§ The task:
Transcribe every line from the top down to the line with "Chart.register(...registerables);", both ends included, but not the pictures.

* start *

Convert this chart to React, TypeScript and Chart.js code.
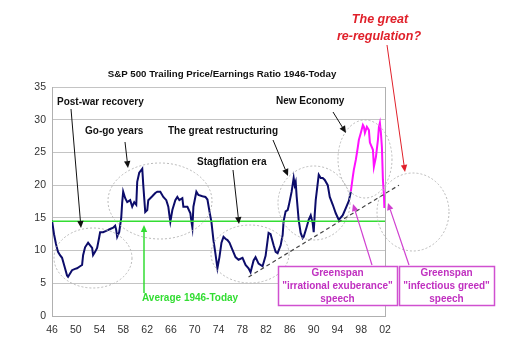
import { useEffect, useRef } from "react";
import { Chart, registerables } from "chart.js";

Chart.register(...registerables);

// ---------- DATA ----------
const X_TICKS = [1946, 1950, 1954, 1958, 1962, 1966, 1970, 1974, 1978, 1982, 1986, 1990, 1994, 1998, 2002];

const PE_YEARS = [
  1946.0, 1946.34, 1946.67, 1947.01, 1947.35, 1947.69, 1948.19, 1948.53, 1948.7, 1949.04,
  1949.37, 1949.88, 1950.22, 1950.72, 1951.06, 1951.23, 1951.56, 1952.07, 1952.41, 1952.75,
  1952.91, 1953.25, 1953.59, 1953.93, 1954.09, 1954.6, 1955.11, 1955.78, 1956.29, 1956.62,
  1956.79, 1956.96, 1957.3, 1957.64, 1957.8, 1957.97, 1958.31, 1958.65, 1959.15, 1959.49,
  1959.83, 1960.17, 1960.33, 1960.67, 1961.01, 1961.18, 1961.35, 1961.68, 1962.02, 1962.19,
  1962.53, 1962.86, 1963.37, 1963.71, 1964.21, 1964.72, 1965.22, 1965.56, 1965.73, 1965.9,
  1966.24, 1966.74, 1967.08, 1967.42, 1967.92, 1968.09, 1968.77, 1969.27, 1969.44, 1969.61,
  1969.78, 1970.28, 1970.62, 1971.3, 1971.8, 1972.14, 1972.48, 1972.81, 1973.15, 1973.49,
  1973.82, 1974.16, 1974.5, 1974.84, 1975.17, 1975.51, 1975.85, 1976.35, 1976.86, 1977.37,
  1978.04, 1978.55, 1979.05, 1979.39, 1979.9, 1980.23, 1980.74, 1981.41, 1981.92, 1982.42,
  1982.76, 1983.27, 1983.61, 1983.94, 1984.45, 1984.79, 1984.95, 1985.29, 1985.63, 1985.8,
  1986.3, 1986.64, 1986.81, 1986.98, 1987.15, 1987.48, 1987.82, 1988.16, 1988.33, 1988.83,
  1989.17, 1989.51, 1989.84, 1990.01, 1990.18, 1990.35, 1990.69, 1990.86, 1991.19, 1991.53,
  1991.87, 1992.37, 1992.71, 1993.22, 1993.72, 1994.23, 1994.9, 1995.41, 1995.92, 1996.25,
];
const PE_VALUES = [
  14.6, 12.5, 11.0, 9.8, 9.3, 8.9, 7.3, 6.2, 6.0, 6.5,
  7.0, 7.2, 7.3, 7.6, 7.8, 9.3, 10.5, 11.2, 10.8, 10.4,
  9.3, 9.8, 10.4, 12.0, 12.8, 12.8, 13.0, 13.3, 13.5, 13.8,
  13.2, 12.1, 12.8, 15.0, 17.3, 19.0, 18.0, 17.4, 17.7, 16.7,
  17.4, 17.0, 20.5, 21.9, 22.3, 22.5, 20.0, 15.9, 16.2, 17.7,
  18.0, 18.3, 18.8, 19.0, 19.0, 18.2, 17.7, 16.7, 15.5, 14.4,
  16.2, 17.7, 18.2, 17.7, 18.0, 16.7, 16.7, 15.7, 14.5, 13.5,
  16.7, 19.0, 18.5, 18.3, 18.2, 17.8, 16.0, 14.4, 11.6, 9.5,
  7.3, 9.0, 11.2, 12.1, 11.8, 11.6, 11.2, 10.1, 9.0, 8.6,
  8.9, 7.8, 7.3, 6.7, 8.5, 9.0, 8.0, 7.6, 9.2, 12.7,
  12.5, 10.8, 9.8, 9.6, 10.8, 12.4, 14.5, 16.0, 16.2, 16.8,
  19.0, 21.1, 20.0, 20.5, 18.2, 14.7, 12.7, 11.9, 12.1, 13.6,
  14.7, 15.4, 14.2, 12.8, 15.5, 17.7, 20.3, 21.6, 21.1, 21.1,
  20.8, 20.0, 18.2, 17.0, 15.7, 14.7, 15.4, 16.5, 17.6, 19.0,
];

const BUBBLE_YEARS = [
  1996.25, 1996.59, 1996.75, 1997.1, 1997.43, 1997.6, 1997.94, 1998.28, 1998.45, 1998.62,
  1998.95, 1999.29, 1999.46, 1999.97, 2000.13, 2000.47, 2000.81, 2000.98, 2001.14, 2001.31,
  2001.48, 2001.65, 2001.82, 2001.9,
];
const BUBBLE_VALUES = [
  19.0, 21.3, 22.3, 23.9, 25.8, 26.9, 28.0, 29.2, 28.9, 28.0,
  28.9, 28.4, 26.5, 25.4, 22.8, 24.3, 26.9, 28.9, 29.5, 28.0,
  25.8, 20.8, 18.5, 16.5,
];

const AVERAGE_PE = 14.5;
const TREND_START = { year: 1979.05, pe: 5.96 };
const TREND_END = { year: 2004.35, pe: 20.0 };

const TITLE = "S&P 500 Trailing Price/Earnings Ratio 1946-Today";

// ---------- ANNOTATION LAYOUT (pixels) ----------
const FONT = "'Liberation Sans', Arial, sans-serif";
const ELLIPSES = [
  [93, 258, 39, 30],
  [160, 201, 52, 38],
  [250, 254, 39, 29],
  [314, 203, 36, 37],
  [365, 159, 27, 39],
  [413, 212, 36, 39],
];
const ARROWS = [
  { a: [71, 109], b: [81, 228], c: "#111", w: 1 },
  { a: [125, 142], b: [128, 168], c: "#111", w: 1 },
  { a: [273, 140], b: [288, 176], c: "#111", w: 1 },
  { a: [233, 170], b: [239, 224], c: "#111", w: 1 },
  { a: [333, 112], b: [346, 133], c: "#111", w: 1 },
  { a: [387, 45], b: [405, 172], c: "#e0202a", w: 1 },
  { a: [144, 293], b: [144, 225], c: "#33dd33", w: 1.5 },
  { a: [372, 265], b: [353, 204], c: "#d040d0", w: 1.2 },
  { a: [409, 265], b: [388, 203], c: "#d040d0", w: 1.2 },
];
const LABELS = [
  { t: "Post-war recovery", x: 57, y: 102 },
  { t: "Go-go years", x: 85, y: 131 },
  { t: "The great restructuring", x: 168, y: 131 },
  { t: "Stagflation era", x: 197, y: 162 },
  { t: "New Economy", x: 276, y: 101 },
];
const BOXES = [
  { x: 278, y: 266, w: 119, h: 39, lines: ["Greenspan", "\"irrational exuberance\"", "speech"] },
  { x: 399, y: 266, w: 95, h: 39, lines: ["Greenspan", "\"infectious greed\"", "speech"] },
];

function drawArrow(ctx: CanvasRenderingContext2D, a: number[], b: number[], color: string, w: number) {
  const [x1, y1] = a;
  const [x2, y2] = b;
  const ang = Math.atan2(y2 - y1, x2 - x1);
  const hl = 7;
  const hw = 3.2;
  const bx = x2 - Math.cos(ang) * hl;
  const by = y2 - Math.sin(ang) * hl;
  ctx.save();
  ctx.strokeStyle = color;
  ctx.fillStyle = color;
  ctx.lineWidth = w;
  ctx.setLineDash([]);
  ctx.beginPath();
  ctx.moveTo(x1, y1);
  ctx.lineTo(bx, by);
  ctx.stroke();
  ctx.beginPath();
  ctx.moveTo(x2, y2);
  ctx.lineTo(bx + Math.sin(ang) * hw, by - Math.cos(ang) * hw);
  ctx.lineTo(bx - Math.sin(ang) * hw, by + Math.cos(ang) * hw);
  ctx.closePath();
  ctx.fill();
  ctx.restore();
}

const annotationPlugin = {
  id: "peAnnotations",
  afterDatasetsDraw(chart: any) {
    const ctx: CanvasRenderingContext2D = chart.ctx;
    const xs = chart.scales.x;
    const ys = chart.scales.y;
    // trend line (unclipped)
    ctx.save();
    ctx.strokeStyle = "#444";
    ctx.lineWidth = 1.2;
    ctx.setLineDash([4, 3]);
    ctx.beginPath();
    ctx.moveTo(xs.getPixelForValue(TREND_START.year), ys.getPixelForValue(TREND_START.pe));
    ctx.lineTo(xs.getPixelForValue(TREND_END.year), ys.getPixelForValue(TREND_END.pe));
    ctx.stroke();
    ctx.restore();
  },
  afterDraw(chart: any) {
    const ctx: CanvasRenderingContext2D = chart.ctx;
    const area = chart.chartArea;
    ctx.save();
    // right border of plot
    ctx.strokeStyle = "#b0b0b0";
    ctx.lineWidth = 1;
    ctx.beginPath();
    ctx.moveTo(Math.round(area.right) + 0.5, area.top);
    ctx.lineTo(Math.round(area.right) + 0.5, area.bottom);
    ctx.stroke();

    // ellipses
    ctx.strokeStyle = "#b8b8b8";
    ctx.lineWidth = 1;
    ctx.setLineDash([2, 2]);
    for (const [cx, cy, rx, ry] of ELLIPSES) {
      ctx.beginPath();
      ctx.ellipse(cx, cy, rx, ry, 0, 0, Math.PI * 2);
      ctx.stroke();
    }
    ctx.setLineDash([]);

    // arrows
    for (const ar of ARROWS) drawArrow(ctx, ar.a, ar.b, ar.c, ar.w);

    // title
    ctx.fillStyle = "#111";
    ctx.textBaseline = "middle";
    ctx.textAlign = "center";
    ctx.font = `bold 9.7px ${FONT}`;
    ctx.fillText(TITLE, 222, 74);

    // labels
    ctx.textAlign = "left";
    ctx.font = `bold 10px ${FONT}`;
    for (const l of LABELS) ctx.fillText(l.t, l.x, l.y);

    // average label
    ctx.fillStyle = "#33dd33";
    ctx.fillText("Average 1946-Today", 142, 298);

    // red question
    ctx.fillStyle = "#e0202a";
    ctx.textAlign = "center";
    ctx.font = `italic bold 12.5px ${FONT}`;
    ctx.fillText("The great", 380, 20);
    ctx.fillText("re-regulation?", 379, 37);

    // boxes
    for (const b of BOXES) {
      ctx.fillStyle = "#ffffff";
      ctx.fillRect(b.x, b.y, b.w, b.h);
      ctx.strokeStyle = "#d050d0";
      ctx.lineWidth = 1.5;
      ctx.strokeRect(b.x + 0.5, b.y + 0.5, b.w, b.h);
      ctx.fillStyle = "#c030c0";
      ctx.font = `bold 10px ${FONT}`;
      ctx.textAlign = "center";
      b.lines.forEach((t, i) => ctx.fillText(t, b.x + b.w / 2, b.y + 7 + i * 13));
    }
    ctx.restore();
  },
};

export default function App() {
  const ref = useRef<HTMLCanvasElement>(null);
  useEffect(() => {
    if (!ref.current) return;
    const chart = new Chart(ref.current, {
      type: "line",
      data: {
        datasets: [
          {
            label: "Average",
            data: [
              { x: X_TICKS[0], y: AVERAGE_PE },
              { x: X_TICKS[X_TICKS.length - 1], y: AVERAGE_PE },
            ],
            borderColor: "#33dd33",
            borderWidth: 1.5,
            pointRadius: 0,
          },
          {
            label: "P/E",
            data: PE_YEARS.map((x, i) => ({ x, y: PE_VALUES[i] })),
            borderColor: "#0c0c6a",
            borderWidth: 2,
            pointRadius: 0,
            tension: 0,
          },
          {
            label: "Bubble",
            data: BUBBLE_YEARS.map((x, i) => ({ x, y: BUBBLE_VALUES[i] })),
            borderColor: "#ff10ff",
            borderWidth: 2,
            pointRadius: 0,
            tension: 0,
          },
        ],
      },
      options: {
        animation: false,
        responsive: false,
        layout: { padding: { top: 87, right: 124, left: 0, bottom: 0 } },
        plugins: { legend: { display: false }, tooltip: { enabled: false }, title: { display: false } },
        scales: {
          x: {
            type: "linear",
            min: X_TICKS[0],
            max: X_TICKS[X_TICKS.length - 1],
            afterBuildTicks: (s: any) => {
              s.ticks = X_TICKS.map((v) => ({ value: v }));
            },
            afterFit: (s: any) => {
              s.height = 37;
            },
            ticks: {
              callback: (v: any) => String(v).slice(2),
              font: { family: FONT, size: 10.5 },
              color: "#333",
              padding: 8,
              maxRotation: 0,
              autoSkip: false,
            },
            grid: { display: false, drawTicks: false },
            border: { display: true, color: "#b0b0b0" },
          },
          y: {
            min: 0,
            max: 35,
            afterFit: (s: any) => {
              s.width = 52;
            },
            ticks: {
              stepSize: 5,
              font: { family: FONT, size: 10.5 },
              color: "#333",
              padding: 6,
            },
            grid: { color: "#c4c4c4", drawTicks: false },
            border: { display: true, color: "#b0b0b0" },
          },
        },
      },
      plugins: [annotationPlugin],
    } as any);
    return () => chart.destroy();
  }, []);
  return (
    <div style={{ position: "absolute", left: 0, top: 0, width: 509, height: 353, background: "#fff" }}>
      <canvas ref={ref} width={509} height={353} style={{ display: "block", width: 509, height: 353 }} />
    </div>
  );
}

* end *

§ Answer for this exercise:
Convert this chart to React, TypeScript and Chart.js code.
import { useEffect, useRef } from "react";
import { Chart, registerables } from "chart.js";

Chart.register(...registerables);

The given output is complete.